Job —
Copy exactly, and only, the lines below from the first through the one containing "(60.74, 0.3), (61.10, 0), (61.65, 0)]", both included; pictures are omitted.

Material provided —

* * * *

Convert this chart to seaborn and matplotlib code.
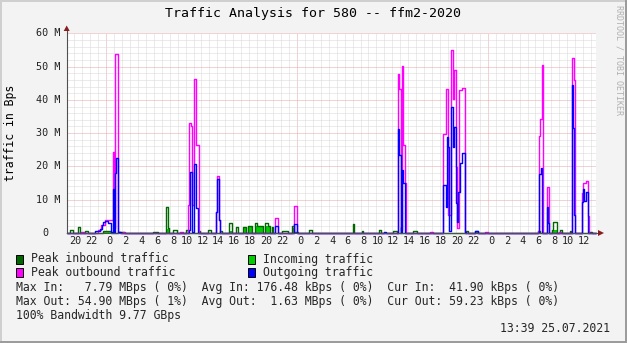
import matplotlib
matplotlib.use("Agg")
import matplotlib.pyplot as plt
import matplotlib.transforms as mtransforms
from matplotlib.patches import Polygon, Rectangle
from matplotlib.lines import Line2D
import pandas as pd
import seaborn as sns

# ---------------- data (hours since 23.07 00:00, values in MBps) ----------------
T_START, T_END = -4.95, 61.65

# step breakpoints (time, value) - value holds until the next time
peak_in = [(-4.95, 0), (-4.49, 0.9), (-4.15, 0), (-3.48, 1.9), (-3.23, 0), (-2.60, 0.6), (-2.22, 0),
           (-0.34, 0.6), (0.66, 0), (1.55, 0.4), (2.30, 0), (5.94, 0.3), (6.57, 0),
           (7.54, 7.8), (7.79, 1.5), (7.95, 0), (8.46, 0.9), (8.96, 0), (10.09, 1.0), (10.34, 0),
           (11.64, 0.5), (11.85, 0), (12.86, 0.9), (13.23, 0), (14.36, 0.5), (14.60, 0),
           (15.49, 3.0), (15.83, 0), (16.37, 1.7), (16.62, 0), (17.25, 1.9), (17.63, 0),
           (17.88, 2.1), (18.38, 0), (18.76, 3.1), (19.01, 2.1), (19.77, 0), (20.02, 2.9),
           (20.40, 2.1), (20.65, 0), (20.90, 1.9), (21.03, 0), (22.16, 0.5), (22.91, 0),
           (23.41, 2.0), (23.66, 0.4), (24.10, 0), (25.55, 0.9), (25.93, 0), (31.08, 2.6),
           (31.21, 0), (32.15, 0.5), (32.28, 0), (34.34, 1.0), (34.59, 0), (36.10, 0.6),
           (36.60, 0), (37.03, 1.8), (37.15, 0), (38.62, 0.5), (39.12, 0), (45.30, 0.5),
           (45.55, 0), (46.41, 0.6), (46.79, 0), (54.30, 0.5), (54.55, 0), (56.04, 0.9),
           (56.24, 3.2), (56.67, 0), (57.09, 0.9), (57.30, 0), (58.30, 0.5), (58.50, 0),
           (60.74, 0.3), (61.10, 0), (61.65, 0)]

incoming = [(-4.95, 0), (-0.34, 0.5), (0.66, 0), (1.55, 0.3), (2.30, 0), (7.54, 1.3), (7.95, 0),
            (15.49, 0.5), (15.83, 0), (17.25, 1.9), (17.63, 0), (17.88, 1.9), (18.38, 0),
            (18.76, 2.0), (19.77, 0), (20.02, 2.0), (20.65, 0), (23.41, 1.5), (23.66, 0.3),
            (24.10, 0), (37.03, 0.5), (37.15, 0), (46.41, 0.5), (46.79, 0), (56.24, 1.0),
            (56.67, 0), (61.65, 0)]

peak_out = [(-4.95, 0), (-3.10, 0.3), (-2.73, 0), (-0.97, 1.0), (-0.60, 2.4), (-0.17, 3.9),
            (0.83, 24.2), (1.04, 1.5), (1.17, 53.9), (1.46, 0.3), (1.80, 0), (2.17, 0.3),
            (2.43, 0), (9.34, 0.3), (9.71, 0), (10.25, 8.4), (10.38, 32.9), (10.62, 32.0),
            (10.80, 8.4), (11.10, 46.4), (11.35, 26.4), (11.64, 0), (13.80, 6.4), (13.92, 17.1),
            (14.22, 4.0), (14.36, 0), (21.28, 4.4), (21.66, 0), (23.66, 8.1), (24.00, 0),
            (36.69, 47.9), (36.86, 43.4), (37.03, 1.0), (37.18, 50.1), (37.38, 26.4),
            (37.55, 14.9), (37.72, 0), (40.75, 0.3), (41.13, 0), (42.35, 29.6), (42.78, 43.4),
            (42.95, 39.4), (43.05, 5.5), (43.39, 54.9), (43.60, 40.4), (43.78, 48.9),
            (44.00, 19.9), (44.15, 1.5), (44.40, 42.9), (44.82, 43.7), (45.15, 0),
            (47.67, 0.3), (48.04, 0), (54.36, 0.5), (54.49, 29.1), (54.60, 34.4), (54.79, 50.4),
            (54.91, 0), (55.42, 13.7), (55.74, 0), (56.90, 0.3), (57.20, 0), (58.56, 52.7),
            (58.80, 45.9), (58.92, 5.4), (59.01, 0), (59.81, 12.1), (59.98, 14.9),
            (60.34, 15.6), (60.55, 5.0), (60.68, 0), (61.65, 0)]

outgoing = [(-4.95, 0), (-1.34, 0.5), (-0.72, 1.2), (-0.47, 2.4), (-0.34, 3.4), (-0.09, 3.6),
            (0.29, 2.9), (0.66, 0.4), (0.83, 13.1), (1.04, 0.4), (1.17, 18.0), (1.30, 22.4),
            (1.50, 0.3), (1.90, 0), (10.45, 1.0), (10.55, 18.2), (10.85, 0.4), (11.10, 20.7),
            (11.35, 7.5), (11.60, 0), (13.86, 6.2), (13.99, 16.2), (14.20, 3.8), (14.36, 0),
            (21.28, 2.0), (21.66, 0), (23.66, 2.7), (24.00, 0), (34.97, 0.3), (35.22, 0),
            (36.69, 31.3), (36.86, 23.3), (37.03, 0.3), (37.18, 18.9), (37.40, 14.9),
            (37.65, 0), (42.35, 14.4), (42.70, 7.9), (42.82, 28.9), (42.95, 25.9), (43.10, 0.5),
            (43.39, 37.9), (43.58, 25.9), (43.81, 31.9), (43.95, 28.4), (44.02, 8.9),
            (44.18, 3.4), (44.31, 12.4), (44.52, 21.1), (44.74, 24.0), (45.15, 0.3), (45.30, 0),
            (46.41, 0.5), (46.79, 0), (54.49, 17.7), (54.70, 19.4), (54.88, 0), (55.45, 7.7),
            (55.62, 3.0), (55.74, 0), (58.56, 44.4), (58.68, 31.5), (58.82, 5.4), (58.97, 0),
            (59.81, 9.4), (59.93, 13.1), (60.13, 9.5), (60.34, 12.2), (60.63, 0), (61.65, 0)]

y_ticks = [0, 10, 20, 30, 40, 50, 60]
y_tick_labels = ["0", "10 M", "20 M", "30 M", "40 M", "50 M", "60 M"]
x_ticks = list(range(-4, 62, 2))

title = "Traffic Analysis for 580 -- ffm2-2020"
legend_items = [("Peak inbound traffic", "#006600"), ("Incoming traffic", "#00cc00"),
                ("Peak outbound traffic", "#ff00ff"), ("Outgoing traffic", "#0000ff")]
stat_lines = ["Max In:   7.79 MBps ( 0%)  Avg In: 176.48 kBps ( 0%)  Cur In:  41.90 kBps ( 0%)",
              "Max Out: 54.90 MBps ( 1%)  Avg Out:  1.63 MBps ( 0%)  Cur Out: 59.23 kBps ( 0%)",
              "100% Bandwidth 9.77 GBps"]
stamp = "13:39 25.07.2021"

# ---------------- figure ----------------
sns.set_theme(style="white")
plt.rcParams["font.family"] = ["DejaVu Sans Mono"]

W, H = 627, 343
fig = plt.figure(figsize=(W / 100, H / 100), dpi=100, facecolor="#f3f3f3")
PX = mtransforms.Affine2D().scale(1 / W, -1 / H).translate(0, 1) + fig.transFigure

X0, X1, Y0, Y1 = 66.7, 596.3, 33.3, 233.0
ax = fig.add_axes([X0 / W, 1 - Y1 / H, (X1 - X0) / W, (Y1 - Y0) / H])
ax.set_facecolor("white")
for s in ax.spines.values():
    s.set_visible(False)

# grid
for h in range(-4, 62):
    major = h % 24 == 0
    ax.axvline(h, color="#e4a8a8" if major else "#d8d8d8", lw=0.72, ls=(0, (1, 1)), zorder=0)
for m in range(2, 61, 2):
    major = m % 10 == 0
    ax.axhline(m, color="#e4a8a8" if major else "#d8d8d8", lw=0.72, ls=(0, (1, 1)), zorder=0)

def frame(pairs):
    return pd.DataFrame(pairs, columns=["t", "v"])

d_in = frame(incoming)
ax.fill_between(d_in["t"], d_in["v"], step="post", color="#00cc00", lw=0, zorder=2)
for pairs, col, z in [(peak_in, "#006600", 3), (peak_out, "#ff00ff", 4), (outgoing, "#0000ff", 5)]:
    d = frame(pairs)
    sns.lineplot(data=d, x="t", y="v", ax=ax, drawstyle="steps-post", color=col, lw=1.0,
                 estimator=None, sort=False, zorder=z, clip_on=False)

ax.set_xlim(T_START, T_END)
ax.set_ylim(0, 60)
ax.set_xticks([]); ax.set_yticks([])
ax.set_xlabel(""); ax.set_ylabel("")

# axes lines and arrows
fig.add_artist(Line2D([X0, X0], [Y1, 28], transform=PX, color="#505050", lw=0.8, zorder=1))
fig.add_artist(Line2D([X0, 599], [Y1, Y1], transform=PX, color="#505050", lw=0.8, zorder=1))
fig.add_artist(Polygon([[63.7, 31], [69.7, 31], [66.7, 25.5]], closed=True, transform=PX,
                       facecolor="#8b1c1c", edgecolor="none"))
fig.add_artist(Polygon([[598, 230], [598, 236], [604, 233]], closed=True, transform=PX,
                       facecolor="#8b1c1c", edgecolor="none"))

# tick labels
TFS = 7.3
for v, lab in zip(y_ticks, y_tick_labels):
    py = Y1 - v * (Y1 - Y0) / 60
    xr = 60.3 if v else 48.2
    fig.text(xr / W, 1 - py / H, lab, ha="right", va="center", fontsize=TFS, color="#222222")
xtrans = mtransforms.offset_copy(mtransforms.blended_transform_factory(ax.transData, PX),
                                 fig=fig, x=1, y=0, units="dots")
for h in x_ticks:
    fig.text(h, 241, "%2d" % (h % 24), transform=xtrans, ha="center", va="center",
             fontsize=TFS, color="#222222")

# title, labels, watermark
fig.text(313 / W, 1 - 13 / H, title, ha="center", va="center", fontsize=9.5, color="black")
fig.text(11 / W, 1 - 133 / H, "traffic in Bps", rotation=90, ha="center", va="center",
         fontsize=8.3, color="black")
fig.text(618.5 / W, 1 - 60 / H, "RRDTOOL / TOBI OETIKER", rotation=270, ha="center",
         va="center", fontsize=6, color="#b0b0b0")

# legend
LFS = 8.3
pos = [(16, 259), (248, 259), (16, 272.5), (248, 272.5)]
for (lab, col), (lx, ly) in zip(legend_items, pos):
    fig.add_artist(Rectangle((lx, ly - 4.5), 7, 9, transform=PX, facecolor=col,
                             edgecolor="black", lw=0.7))
    fig.text((lx + 15) / W, 1 - ly / H, lab, ha="left", va="center", fontsize=LFS)
for i, line in enumerate(stat_lines):
    fig.text(16 / W, 1 - (288 + 13.7 * i) / H, line, ha="left", va="center", fontsize=LFS)
fig.text(610 / W, 1 - 329 / H, stamp, ha="right", va="center", fontsize=LFS)

# 3D frame
fig.add_artist(Rectangle((0, 0), W, 2, transform=PX, facecolor="#cfcfcf", edgecolor="none"))
fig.add_artist(Rectangle((0, 0), 2, H, transform=PX, facecolor="#cfcfcf", edgecolor="none"))
fig.add_artist(Rectangle((0, H - 2), W, 2, transform=PX, facecolor="#9c9c9c", edgecolor="none"))
fig.add_artist(Rectangle((W - 2, 0), 2, H, transform=PX, facecolor="#9c9c9c", edgecolor="none"))

fig.savefig("out.png", dpi=100, facecolor=fig.get_facecolor())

* * * *

Correct response —
Convert this chart to seaborn and matplotlib code.
import matplotlib
matplotlib.use("Agg")
import matplotlib.pyplot as plt
import matplotlib.transforms as mtransforms
from matplotlib.patches import Polygon, Rectangle
from matplotlib.lines import Line2D
import pandas as pd
import seaborn as sns

# ---------------- data (hours since 23.07 00:00, values in MBps) ----------------
T_START, T_END = -4.95, 61.65

# step breakpoints (time, value) - value holds until the next time
peak_in = [(-4.95, 0), (-4.49, 0.9), (-4.15, 0), (-3.48, 1.9), (-3.23, 0), (-2.60, 0.6), (-2.22, 0),
           (-0.34, 0.6), (0.66, 0), (1.55, 0.4), (2.30, 0), (5.94, 0.3), (6.57, 0),
           (7.54, 7.8), (7.79, 1.5), (7.95, 0), (8.46, 0.9), (8.96, 0), (10.09, 1.0), (10.34, 0),
           (11.64, 0.5), (11.85, 0), (12.86, 0.9), (13.23, 0), (14.36, 0.5), (14.60, 0),
           (15.49, 3.0), (15.83, 0), (16.37, 1.7), (16.62, 0), (17.25, 1.9), (17.63, 0),
           (17.88, 2.1), (18.38, 0), (18.76, 3.1), (19.01, 2.1), (19.77, 0), (20.02, 2.9),
           (20.40, 2.1), (20.65, 0), (20.90, 1.9), (21.03, 0), (22.16, 0.5), (22.91, 0),
           (23.41, 2.0), (23.66, 0.4), (24.10, 0), (25.55, 0.9), (25.93, 0), (31.08, 2.6),
           (31.21, 0), (32.15, 0.5), (32.28, 0), (34.34, 1.0), (34.59, 0), (36.10, 0.6),
           (36.60, 0), (37.03, 1.8), (37.15, 0), (38.62, 0.5), (39.12, 0), (45.30, 0.5),
           (45.55, 0), (46.41, 0.6), (46.79, 0), (54.30, 0.5), (54.55, 0), (56.04, 0.9),
           (56.24, 3.2), (56.67, 0), (57.09, 0.9), (57.30, 0), (58.30, 0.5), (58.50, 0),
           (60.74, 0.3), (61.10, 0), (61.65, 0)]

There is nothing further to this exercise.